Bamboo In Winter

Recently I watched a film about Christianity in oppressive Communist China, and I felt like it didn’t do a very effective job of showing the transforming nature of belief in Jesus Christ, or have a strong narrative regarding ordeals normal Christians dealt with in that country.

Bamboo In Winter, released in 1990 (on an obvious low budget and mere 58 minute runtime), focuses on the everyday Chinese resident and is set in a rural community, but at a time when cars and televisions are known to citizens — so maybe late 80s, early 90s.
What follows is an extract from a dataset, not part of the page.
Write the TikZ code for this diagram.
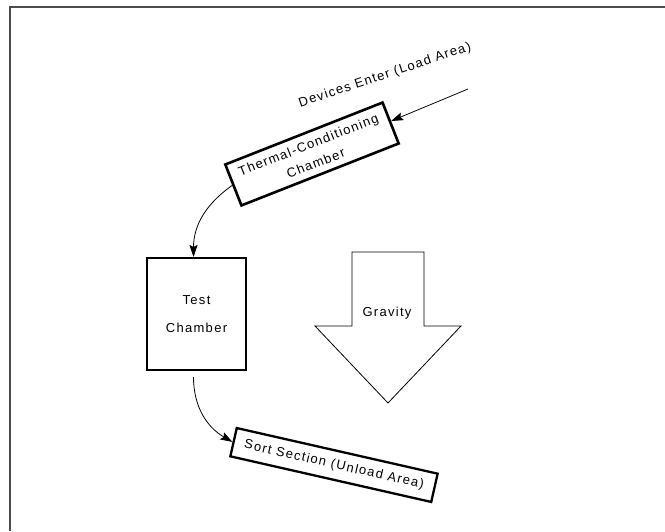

The plot begins with a girl who is home from studying at a university, and enjoying her brief time with her father, a farmer (her mother passed away years earlier). She enjoys the familiar, slower-paced lifestyle, but fully expects to return to college, where she can study modern things she enjoys, like science, logic and topics like Darwinism. When a traveling preacher comes through town though, she humors her elderly grandmother by attending the service, and becomes enthralled with the teachings of the Bible. She asks the preacher one question after another, in an attempt to not only trip him up, but understand why he genuinely believes it’s the word of God.

Ultimately she has to decide between following the teachings of Jesus Christ or going along with what atheist China demands of its citizens, and she makes the difficult, life-altering choice, with minutes to spare before the credits roll.

It may not have the biggest budget, camera quality or best production values, but it certainly has heart, and very good acting throughout. I would definitely recommend this … and even better, it’s free on Amazon Prime.